— start —
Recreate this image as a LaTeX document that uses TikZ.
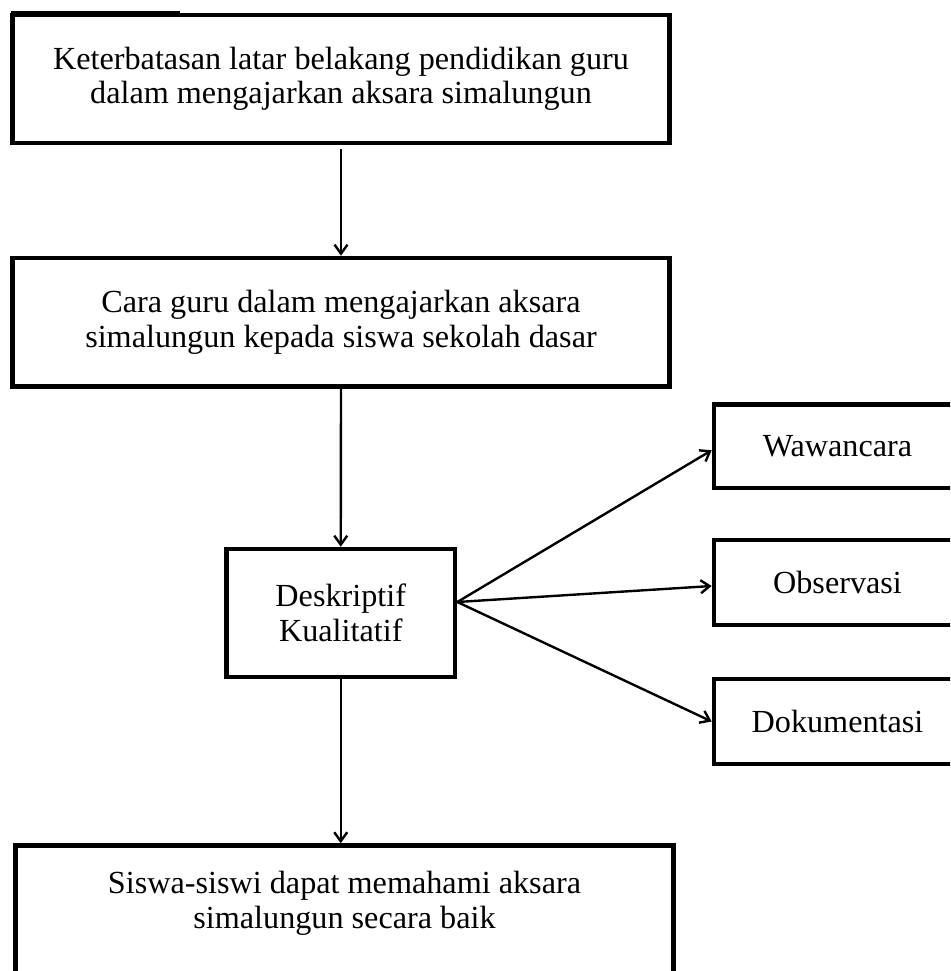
\documentclass[tikz,border=0pt]{standalone}
\usepackage{fontspec}
\setmainfont{Liberation Serif}
\usetikzlibrary{arrows.meta,calc}
\begin{document}
\begin{tikzpicture}[x=1pt,y=-1pt,
  box/.style={draw=black, line width=4.6pt, rectangle, align=center, inner sep=0pt,
    font=\fontsize{32.2}{34.5}\selectfont},
  conn/.style={line width=2.4pt, -{Straight Barb[length=9pt,width=13pt,line width=2.4pt]}}]
\useasboundingbox (0,0) rectangle (950,971);
\clip (0,0) rectangle (950,971);
\node[box, minimum width=657, minimum height=128] (b1) at (341,79)
  {Keterbatasan latar belakang pendidikan guru\\dalam mengajarkan aksara simalungun};
\draw[line width=3.3pt] (10.5,12.8) -- (180,12.8);
\node[box, minimum width=657, minimum height=128.5] (b2) at (341,322.25)
  {Cara guru dalam mengajarkan aksara\\simalungun kepada siswa sekolah dasar};
\node[box, minimum width=228.5, minimum height=128] (b3) at (340.75,613)
  {Deskriptif\\Kualitatif};
\node[box, minimum width=247, minimum height=83.5] (w) at (837.5,446.25) {Wawancara};
\node[box, minimum width=247, minimum height=85] (o) at (837.5,582.5) {Observasi};
\node[box, minimum width=247, minimum height=85] (d) at (837.5,721.5) {Dokumentasi};
\node[box, anchor=north, minimum width=658, inner ysep=26, text depth=120] (b4) at (344.5,843.25)
  {Siswa-siswi dapat memahami aksara\\simalungun secara baik};
\draw[conn] ($(b1.south)+(0,4)$) -- (b2.north);
\draw[conn] (b2.south) -- (b3.north);
\draw[conn] (b3.south) -- (b3.south |- b4.north);
\coordinate (fan) at ($(b3.east)+(0,-11)$);
\draw[conn] (fan) -- ($(w.west)+(0,4)$);
\draw[conn] (fan) -- ($(o.west)+(0,3.5)$);
\draw[conn] (fan) -- (d.west);
\end{tikzpicture}
\end{document}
— end —
INSTRUCTIONS FOR THE TASK →
The listing above must be printed again exactly, minus its pictures.

THE REPLY →
Recreate this image as a LaTeX document that uses TikZ.
\documentclass[tikz,border=0pt]{standalone}
\usepackage{fontspec}
\setmainfont{Liberation Serif}
\usetikzlibrary{arrows.meta,calc}
\begin{document}
\begin{tikzpicture}[x=1pt,y=-1pt,
  box/.style={draw=black, line width=4.6pt, rectangle, align=center, inner sep=0pt,
    font=\fontsize{32.2}{34.5}\selectfont},
  conn/.style={line width=2.4pt, -{Straight Barb[length=9pt,width=13pt,line width=2.4pt]}}]
\useasboundingbox (0,0) rectangle (950,971);
\clip (0,0) rectangle (950,971);
\node[box, minimum width=657, minimum height=128] (b1) at (341,79)
  {Keterbatasan latar belakang pendidikan guru\\dalam mengajarkan aksara simalungun};
\draw[line width=3.3pt] (10.5,12.8) -- (180,12.8);
\node[box, minimum width=657, minimum height=128.5] (b2) at (341,322.25)
  {Cara guru dalam mengajarkan aksara\\simalungun kepada siswa sekolah dasar};
\node[box, minimum width=228.5, minimum height=128] (b3) at (340.75,613)
  {Deskriptif\\Kualitatif};
\node[box, minimum width=247, minimum height=83.5] (w) at (837.5,446.25) {Wawancara};
\node[box, minimum width=247, minimum height=85] (o) at (837.5,582.5) {Observasi};
\node[box, minimum width=247, minimum height=85] (d) at (837.5,721.5) {Dokumentasi};
\node[box, anchor=north, minimum width=658, inner ysep=26, text depth=120] (b4) at (344.5,843.25)
  {Siswa-siswi dapat memahami aksara\\simalungun secara baik};
\draw[conn] ($(b1.south)+(0,4)$) -- (b2.north);
\draw[conn] (b2.south) -- (b3.north);
\draw[conn] (b3.south) -- (b3.south |- b4.north);
\coordinate (fan) at ($(b3.east)+(0,-11)$);
\draw[conn] (fan) -- ($(w.west)+(0,4)$);
\draw[conn] (fan) -- ($(o.west)+(0,3.5)$);
\draw[conn] (fan) -- (d.west);
\end{tikzpicture}
\end{document}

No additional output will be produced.